# penetrating vs wiping vs gel stain...



## oh'mike (Sep 18, 2009)

Cedar is soft and absorbs stain like a sponge----It is seldom used for furniture so little useful feedback on staining interiors may be available---

Experiment---and see what gives you the look you want----If it's rough--the jell stains will not work evenly---while experimenting---try the Verathane brand stains---I find they absorb more evenly than the Minwax equivelents on a soft wood---


----------



## Brushjockey (Mar 8, 2011)

Old masters is one of the best . 
The 3 types are different in application and what is trying to be achieved. 
I like the wiping best overall, but depending on the wood you might need to pre treat to get it to be even and not blotchy.
Do a google on how to stain or using a wiping stain etc. I bet you could spend all day learning info that way.


----------



## funfool (Oct 5, 2012)

Just my opinion, you say cedar and I assume is a rough sawn texture.
You will not stain this type of texture and then apply a urethane coating and try to make it look like furniture and sand in between coats.

I would want a oil I can brush on, wood will soak it up and your job will be done ... sometimes you may want 2 coats for a more even finish. Most times with a good exterior oil, one coat is enough.
And being interior, will last for years and may never need to be done again ... being out of the weather.

Problem is the odor, I always carry sikkens natural in my work van, and have it applied to many of my customers wood. Is simple to use same product makes it easy for me.
I am not a sikkens salesman.

I did use some penofin and it seems to work well, is cheaper then sikkens, available at ACE hardware stores. But even out doors that stuff gave me a headache and made me sick, 2 weeks later could still smell it ... would not recommend indoor use.
sikkens odor will disappear in 2 or 3 days.


----------



## Dieselbear (Jun 1, 2012)

funfool said:


> *Just my opinion, you say cedar and I assume is a rough sawn texture.*
> *You will not stain this type of texture and then apply a urethane coating and try to make it look like furniture and sand in between coats.*
> 
> I would want a oil I can brush on, wood will soak it up and your job will be done ... sometimes you may want 2 coats for a more even finish. Most times with a good exterior oil, one coat is enough.
> ...


It is rough sawn cedar. I had no intentions of sanding as I think the roughness adds to the character and wanted to stain just to help protect it. I hadn't given a lot of thought to a top coat yet, but will the rough texture hinder that?


----------



## funfool (Oct 5, 2012)

I would simply want a oil I could brush on, with that texture I would not apply a top coat.
Only concern here is picking correct oil for indoor use.

For exterior doors, I again use sikkens for both inside and outside.
My point is, just because I choose sikkens, others may have a better product to recommend.
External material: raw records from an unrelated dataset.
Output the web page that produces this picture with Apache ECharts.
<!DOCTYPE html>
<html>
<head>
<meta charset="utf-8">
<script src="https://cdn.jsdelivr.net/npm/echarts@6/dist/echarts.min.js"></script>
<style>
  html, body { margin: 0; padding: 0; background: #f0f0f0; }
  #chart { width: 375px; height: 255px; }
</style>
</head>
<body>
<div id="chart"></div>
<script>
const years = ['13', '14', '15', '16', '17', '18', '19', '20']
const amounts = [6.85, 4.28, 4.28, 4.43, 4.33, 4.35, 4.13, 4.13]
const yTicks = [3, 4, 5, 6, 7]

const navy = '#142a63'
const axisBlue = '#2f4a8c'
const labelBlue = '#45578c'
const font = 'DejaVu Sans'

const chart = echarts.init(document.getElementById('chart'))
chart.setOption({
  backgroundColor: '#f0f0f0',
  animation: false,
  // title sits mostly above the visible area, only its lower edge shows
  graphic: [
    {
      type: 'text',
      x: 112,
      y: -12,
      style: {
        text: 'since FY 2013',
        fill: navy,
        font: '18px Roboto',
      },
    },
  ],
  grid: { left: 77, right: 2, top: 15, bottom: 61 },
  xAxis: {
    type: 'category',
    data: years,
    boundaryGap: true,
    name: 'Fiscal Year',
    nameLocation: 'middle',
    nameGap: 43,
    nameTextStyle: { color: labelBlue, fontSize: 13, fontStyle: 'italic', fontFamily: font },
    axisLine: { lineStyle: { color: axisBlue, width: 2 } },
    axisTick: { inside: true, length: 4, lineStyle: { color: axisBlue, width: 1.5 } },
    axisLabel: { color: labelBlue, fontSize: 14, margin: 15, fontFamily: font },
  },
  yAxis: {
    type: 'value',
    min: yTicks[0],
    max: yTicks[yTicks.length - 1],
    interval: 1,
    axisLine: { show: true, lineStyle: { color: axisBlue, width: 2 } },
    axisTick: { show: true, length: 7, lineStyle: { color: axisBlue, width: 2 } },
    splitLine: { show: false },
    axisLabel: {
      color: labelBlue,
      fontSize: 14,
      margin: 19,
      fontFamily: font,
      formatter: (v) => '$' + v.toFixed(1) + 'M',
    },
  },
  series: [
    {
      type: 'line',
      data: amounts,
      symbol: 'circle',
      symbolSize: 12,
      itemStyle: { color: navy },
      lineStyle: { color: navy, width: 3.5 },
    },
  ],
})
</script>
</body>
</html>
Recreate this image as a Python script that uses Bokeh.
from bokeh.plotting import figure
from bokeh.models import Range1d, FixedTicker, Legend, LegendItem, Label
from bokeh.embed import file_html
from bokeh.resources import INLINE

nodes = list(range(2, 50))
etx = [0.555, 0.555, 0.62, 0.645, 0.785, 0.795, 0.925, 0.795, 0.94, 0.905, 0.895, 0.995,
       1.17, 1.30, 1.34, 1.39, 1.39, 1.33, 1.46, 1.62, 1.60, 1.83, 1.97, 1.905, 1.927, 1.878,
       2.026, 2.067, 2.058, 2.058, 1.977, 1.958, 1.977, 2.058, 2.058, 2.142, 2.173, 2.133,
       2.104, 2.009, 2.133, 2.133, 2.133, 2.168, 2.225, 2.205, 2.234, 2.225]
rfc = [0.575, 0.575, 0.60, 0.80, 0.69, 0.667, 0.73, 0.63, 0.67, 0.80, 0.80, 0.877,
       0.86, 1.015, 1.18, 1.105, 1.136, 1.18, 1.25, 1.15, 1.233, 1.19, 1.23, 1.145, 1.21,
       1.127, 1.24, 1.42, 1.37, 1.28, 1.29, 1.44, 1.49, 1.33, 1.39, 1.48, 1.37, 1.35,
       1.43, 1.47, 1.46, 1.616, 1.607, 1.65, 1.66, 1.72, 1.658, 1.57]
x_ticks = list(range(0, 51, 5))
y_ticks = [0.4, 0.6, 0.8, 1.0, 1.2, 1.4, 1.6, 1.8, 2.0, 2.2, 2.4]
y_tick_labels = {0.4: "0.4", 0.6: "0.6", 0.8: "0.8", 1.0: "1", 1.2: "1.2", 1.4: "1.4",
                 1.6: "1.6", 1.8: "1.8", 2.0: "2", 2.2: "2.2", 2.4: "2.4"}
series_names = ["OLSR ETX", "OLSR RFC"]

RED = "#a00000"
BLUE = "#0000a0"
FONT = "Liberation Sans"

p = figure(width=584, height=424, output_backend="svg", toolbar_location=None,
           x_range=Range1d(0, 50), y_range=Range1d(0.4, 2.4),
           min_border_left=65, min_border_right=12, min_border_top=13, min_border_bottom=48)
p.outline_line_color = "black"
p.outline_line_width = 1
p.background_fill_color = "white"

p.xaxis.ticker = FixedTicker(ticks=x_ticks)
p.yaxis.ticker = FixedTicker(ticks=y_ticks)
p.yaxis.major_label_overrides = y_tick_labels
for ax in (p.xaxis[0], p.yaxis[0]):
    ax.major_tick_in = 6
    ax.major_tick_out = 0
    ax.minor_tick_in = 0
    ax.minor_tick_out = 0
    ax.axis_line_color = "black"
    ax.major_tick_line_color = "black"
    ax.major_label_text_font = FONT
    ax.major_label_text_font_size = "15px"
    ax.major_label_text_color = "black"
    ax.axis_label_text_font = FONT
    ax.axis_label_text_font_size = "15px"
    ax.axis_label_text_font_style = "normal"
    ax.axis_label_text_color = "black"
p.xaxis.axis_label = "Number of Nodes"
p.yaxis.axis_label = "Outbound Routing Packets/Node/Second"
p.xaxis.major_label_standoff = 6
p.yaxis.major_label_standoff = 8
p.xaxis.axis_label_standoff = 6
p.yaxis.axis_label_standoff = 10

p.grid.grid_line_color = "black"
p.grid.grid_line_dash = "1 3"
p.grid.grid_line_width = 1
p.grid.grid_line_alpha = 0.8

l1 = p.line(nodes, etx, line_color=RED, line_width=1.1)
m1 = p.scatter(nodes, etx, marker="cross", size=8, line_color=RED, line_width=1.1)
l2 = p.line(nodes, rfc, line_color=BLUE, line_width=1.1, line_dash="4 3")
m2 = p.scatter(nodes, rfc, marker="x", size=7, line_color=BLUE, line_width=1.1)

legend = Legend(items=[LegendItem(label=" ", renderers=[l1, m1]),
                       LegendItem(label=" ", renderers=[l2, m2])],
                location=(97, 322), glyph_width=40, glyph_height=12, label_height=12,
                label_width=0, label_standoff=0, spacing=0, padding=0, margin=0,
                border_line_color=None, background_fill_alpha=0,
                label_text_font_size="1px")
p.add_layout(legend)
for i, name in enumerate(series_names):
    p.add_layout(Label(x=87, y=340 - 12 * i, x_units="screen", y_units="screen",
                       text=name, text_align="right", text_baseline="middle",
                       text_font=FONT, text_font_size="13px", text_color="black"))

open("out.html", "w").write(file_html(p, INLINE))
Here is a photo, and all is going to be done with exterior oil sikkens.
Actually was done about 4 years ago and still looks great. I would choose a oil I can brush or roll on.
I say sikkens and is what I use, others may have better ideas for better products. I just assure you if you went this way, you will not be disappointed. 
While the vigas already have 1 coat of natural on them, we did this during framing to protect them, the T&G ceiling has no finish at this time.


----------



## funfool (Oct 5, 2012)

one more pic, I love this photo to show the difference in color and age of the oil stain.
This photo is of the same house and front porch was built at same time.
What is different in this photo, I came back 2 years later and built the cover for the electric panel. 
The T&G ceiling was stained 2 years earlier and has a nice color to it.
The box on the wall I just built and stained, It has no color to it and looks blah!
Now If you look at it, has same color as the T&G and the post ... just took some time and age.


----------



## Dieselbear (Jun 1, 2012)

Is there a difference in the depth of color between the 3? Like say I take Maple in a penterating stain, will Maple in a wiping/gel stain be darker from the get go?


----------



## Brushjockey (Mar 8, 2011)

Gel stain is very thick and is also called a masking stain because it sits on the top more. 
Wiping stains are greasy and you control the depth by how much/ soon you wipe.
Penetrating stains go on thin and- well, penetrate. Best for light stains. 

All can be manipulated to work in different ways. 
But for rough sawn- , you can't wipe, and gels will be too thick. I think Fun is heading you down the right path.


----------



## joecaption (Nov 30, 2011)

God only knows what using a maple stain on cedar would look like, it's just not done that way.
Just leaving it alone and let it age would look better then stained.


----------



## Brushjockey (Mar 8, 2011)

Well, god and someone who did a test piece. But just them, no one else! lol


----------



## HicksBenedict (Aug 11, 2021)

There are two types of stain removal: wiping and penetrating. Wiping stains can be removed by scrubbing with soap, damp cloths, or paper towels; Penetrating Stains need more laborious treatment that includes scraping off the top layer as well as applying numerous applications for complete results depending on how deep into wood you want to get them!


----------